I understand that it will be even more of a challenge next year – he will be walking.
Date night was the one night Jarrod and I could let our hair down, only to tie it back up at around 11, not only because we were exhausted but because we both knew we would be up at the crack of dawn again the next morning.
The heat is something Billy is ok with. We have a little pool for him and he floats in the water, it’s the ‘getting him to sleep for the night’ which is my biggest problem- he goes down fine it’s what to put him in.. Blanket? No blanket? And do I still put him in his grow bag/ that he has become very attached to, Billy also likes to go to sleep with something soft against his face, a nice cuddly blanket which is WAY to hot for him… Oh the struggle!

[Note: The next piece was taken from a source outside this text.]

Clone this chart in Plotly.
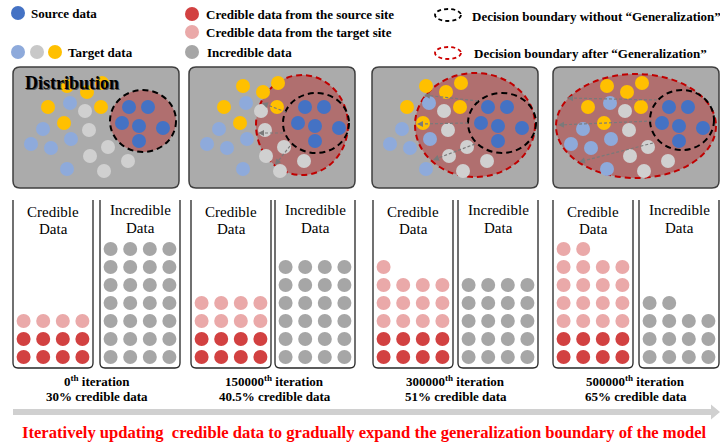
import plotly.graph_objects as go

# ---------------- data ----------------
iteration_labels = ["0", "150000", "300000", "500000"]
credible_pct = ["30%", "40.5%", "51%", "65%"]
credible_source_counts = [8, 8, 8, 8]
credible_target_counts = [4, 8, 13, 18]
incredible_counts = [28, 24, 20, 14]

# point layout of the first distribution panel (pixel space)
source_x = [129, 148, 122, 139, 163, 139]
source_y = [107, 107, 123, 126, 128, 141]
target_yellow_x = [67, 87, 102, 48, 101, 64]
target_yellow_y = [86, 92, 83, 107, 107, 123]
target_blue_x = [70, 43, 71, 31, 51, 67]
target_blue_y = [103, 129, 139, 144, 148, 169]
target_gray_x = [85, 89, 108, 90, 128, 104]
target_gray_y = [111, 130, 147, 156, 161, 171]

# decision boundaries per panel: (cx, cy, rx, ry)
black_bounds = [(143, 121, 33, 31), (316, 123, 33, 30), (502, 123, 34, 30), (682, 120, 32, 30)]
red_bounds = [None, (302, 125, 46, 50), (475, 125, 60, 52), (636, 126, 80, 52)]
# generalization arrows per panel: (x0, y0, x1, y1)
gen_arrows = [
    [],
    [(286, 112, 262, 103), (283, 133, 258, 133), (290, 146, 275, 165)],
    [(478, 101, 424, 95), (468, 123, 417, 124), (475, 144, 433, 160)],
    [(657, 100, 567, 98), (652, 121, 558, 125), (653, 143, 579, 162)],
]

# ---------------- layout constants ----------------
W, H = 720, 443
SERIF = "Liberation Serif, Times New Roman, serif"
C_SRC = "#4472c4"
C_LBLUE = "#8eaadb"
C_LGRAY = "#d0d0d0"
C_YEL = "#ffc000"
C_RED = "#d24141"
C_PINK = "#eaa9a9"
C_GRAY = "#a6a6a6"
C_PANEL = "#ababab"
C_FILL = "#b06f6f"
C_ARROW = "#7a7a7a"

panel_shift = [0, 176, 359, 540]
panel_x0, panel_x1, panel_y0, panel_y1 = 13, 179, 67, 188
cred_left = [13, 191, 373, 553]
incr_left = [100, 275, 458, 639]
bin_w = 80
bin_top, bin_bot = 200, 368
col_sp = 19.6
row_base, row_sp = 357, 18
label_cx = [96.5, 274.5, 455.5, 635.5]

fig = go.Figure()
shapes = []
ann = []


def rrect(x0, y0, x1, y1, r):
    return (f"M{x0+r},{y0} L{x1-r},{y0} Q{x1},{y0} {x1},{y0+r} L{x1},{y1-r} "
            f"Q{x1},{y1} {x1-r},{y1} L{x0+r},{y1} Q{x0},{y1} {x0},{y1-r} "
            f"L{x0},{y0+r} Q{x0},{y0} {x0+r},{y0} Z")


def open_bin(x0, x1, y0, y1, r):
    return (f"M{x0},{y0} L{x0},{y1-r} Q{x0},{y1} {x0+r},{y1} "
            f"L{x1-r},{y1} Q{x1},{y1} {x1},{y1-r} L{x1},{y0}")


def ell(c, **kw):
    cx, cy, rx, ry = c
    return dict(type="circle", xref="x", yref="y", x0=cx - rx, x1=cx + rx,
                y0=cy - ry, y1=cy + ry, **kw)


def text(x, y, s, size=13, color="black", bold=True, anchor="left"):
    ann.append(dict(x=x, y=y, xref="x", yref="y", text=(f"<b>{s}</b>" if bold else s),
                    showarrow=False, xanchor=anchor, yanchor="middle",
                    font=dict(family=SERIF, size=size, color=color)))


def dots(xs, ys, color, size=14):
    fig.add_trace(go.Scatter(x=xs, y=ys, mode="markers", hoverinfo="skip",
                             marker=dict(size=size, color=color, line=dict(width=0))))


# ---------------- legend ----------------
dots([18], [13], C_SRC)
text(29, 13, "Source data")
dots([18, 37, 55], [52, 52, 52], [C_LBLUE, "#c8c8c8", C_YEL])
text(66, 52, "Target data")
dots([192, 192, 192], [14, 32, 52], [C_RED, C_PINK, C_GRAY])
text(204, 14, "Credible data from the source site")
text(204, 32, "Credible data from the target site")
text(205, 52, "Incredible data")
shapes.append(ell((448, 15, 13, 6), line=dict(color="black", width=1.8, dash="4px,3px")))
shapes.append(ell((448, 53, 13, 6), line=dict(color="#cc0000", width=1.8, dash="4px,3px")))
text(470, 16, "Decision boundary without “Generalization”", size=13)
text(472, 53, "Decision boundary after “Generalization”", size=13)

# ---------------- distribution panels ----------------
for k, dx in enumerate(panel_shift):
    shapes.append(dict(type="path", xref="x", yref="y", layer="below",
                       path=rrect(panel_x0 + dx, panel_y0, panel_x1 + dx, panel_y1, 7),
                       fillcolor=C_PANEL, line=dict(color="#3f3f3f", width=1.5)))
    if red_bounds[k] is not None:
        shapes.append(ell(red_bounds[k], layer="below", fillcolor=C_FILL,
                          line=dict(color="#c00000", width=2, dash="6px,4px")))
        shapes.append(ell(black_bounds[k], layer="below",
                          line=dict(color="black", width=2, dash="6px,4px")))
    else:
        shapes.append(ell(black_bounds[k], layer="below", fillcolor=C_FILL,
                          line=dict(color="black", width=2, dash="6px,4px")))
    dots([v + dx for v in target_gray_x], target_gray_y, C_LGRAY)
    dots([v + dx for v in target_blue_x], target_blue_y, C_LBLUE)
    dots([v + dx for v in target_yellow_x], target_yellow_y, C_YEL)
    dots([v + dx for v in source_x], source_y, C_SRC)
    for (x0, y0, x1, y1) in gen_arrows[k]:
        L = ((x1 - x0) ** 2 + (y1 - y0) ** 2) ** 0.5
        ux, uy = (x1 - x0) / L, (y1 - y0) / L
        bx, by = x1 - ux * 6, y1 - uy * 6
        fig.add_trace(go.Scatter(x=[x0, bx], y=[y0, by], mode="lines", hoverinfo="skip",
                                 line=dict(color=C_ARROW, width=1.2, dash="3px,2px")))
        px, py = -uy * 3, ux * 3
        shapes.append(dict(type="path", xref="x", yref="y",
                           path=f"M{x1},{y1} L{bx+px},{by+py} L{bx-px},{by-py} Z",
                           fillcolor=C_ARROW, line=dict(width=0)))

# "Distribution" title with shadow
ann.append(dict(x=24, y=84, xref="x", yref="y", text="<b>Distribution</b>", showarrow=False,
                xanchor="left", yanchor="middle",
                font=dict(family=SERIF, size=18, color="#555555")))
ann.append(dict(x=23, y=83, xref="x", yref="y", text="<b>Distribution</b>", showarrow=False,
                xanchor="left", yanchor="middle",
                font=dict(family=SERIF, size=18, color="black")))


# ---------------- bins ----------------
def bin_dots(left, colors):
    cx = left + bin_w / 2
    xs, ys = [], []
    for i in range(len(colors)):
        r, c = divmod(i, 4)
        xs.append(cx + (c - 1.5) * col_sp)
        ys.append(row_base - r * row_sp)
    if xs:
        dots(xs, ys, colors)


for k in range(4):
    for left in (cred_left[k], incr_left[k]):
        shapes.append(dict(type="path", xref="x", yref="y",
                           path=open_bin(left, left + bin_w, bin_top, bin_bot, 5),
                           line=dict(color="#262626", width=1.3)))
    cc = cred_left[k] + bin_w / 2
    ic = incr_left[k] + bin_w / 2
    text(cc, 212, "Credible", size=15, bold=False, anchor="center")
    text(cc, 229, "Data", size=15, bold=False, anchor="center")
    text(ic, 210, "Incredible", size=15, bold=False, anchor="center")
    text(ic, 228, "Data", size=15, bold=False, anchor="center")
    bin_dots(cred_left[k], [C_RED] * credible_source_counts[k] + [C_PINK] * credible_target_counts[k])
    bin_dots(incr_left[k], [C_GRAY] * incredible_counts[k])
    text(label_cx[k], 381, f"{iteration_labels[k]}<sup>th</sup> iteration", anchor="center")
    text(label_cx[k], 396, f"{credible_pct[k]} credible data", anchor="center")

# ---------------- timeline arrow ----------------
shapes.append(dict(type="path", xref="x", yref="y",
                   path="M13,409 L711,409 L711,404.5 L720,412 L711,419.5 L711,415 L13,415 Z",
                   fillcolor="#d0d0d0", line=dict(width=0)))
text(364, 432, "Iteratively updating  credible data to gradually expand the generalization boundary of the model",
     size=16.6, color="#ff0000", anchor="center")

fig.update_layout(
    width=W, height=H, autosize=False,
    margin=dict(l=0, r=0, t=0, b=0),
    paper_bgcolor="white", plot_bgcolor="white",
    showlegend=False,
    xaxis=dict(range=[0, W], visible=False, fixedrange=True),
    yaxis=dict(range=[H, 0], visible=False, fixedrange=True),
    shapes=shapes, annotations=ann,
)
fig.write_html("out.html", config={"displayModeBar": False},
               post_script="document.body.style.margin='0px';")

I am imagining everything in 10years- jarrod was knee boarding so my brain switches to ‘this will be Billy one day’ and I see boys from other family’s play cricket and fish and I’m seeing Billy do this… I think my brain is subconsciously preparing itself for the times ahead, and I’m still consciously accepting that I have a child.
Now I’m realistic about Billy being surrounded by sugar all his life and I will teach him as he grows the benefits of eating real food. But when you find he has been sucking on an icy pole given to him by one of the elders of the group you have to make a decision… To get upset and angry that his been downing that icy pole like it was his last meal or to let it slide because let’s face it, that’s what pops are for, I’m on holidays and it’s too hot.
So gone are the days I could drink daiquiri all day and float in the lake, sleep in till noon and sun bake.
I AM enjoying the delightful little face of Billy Jay instead, and making memories that will last a life time.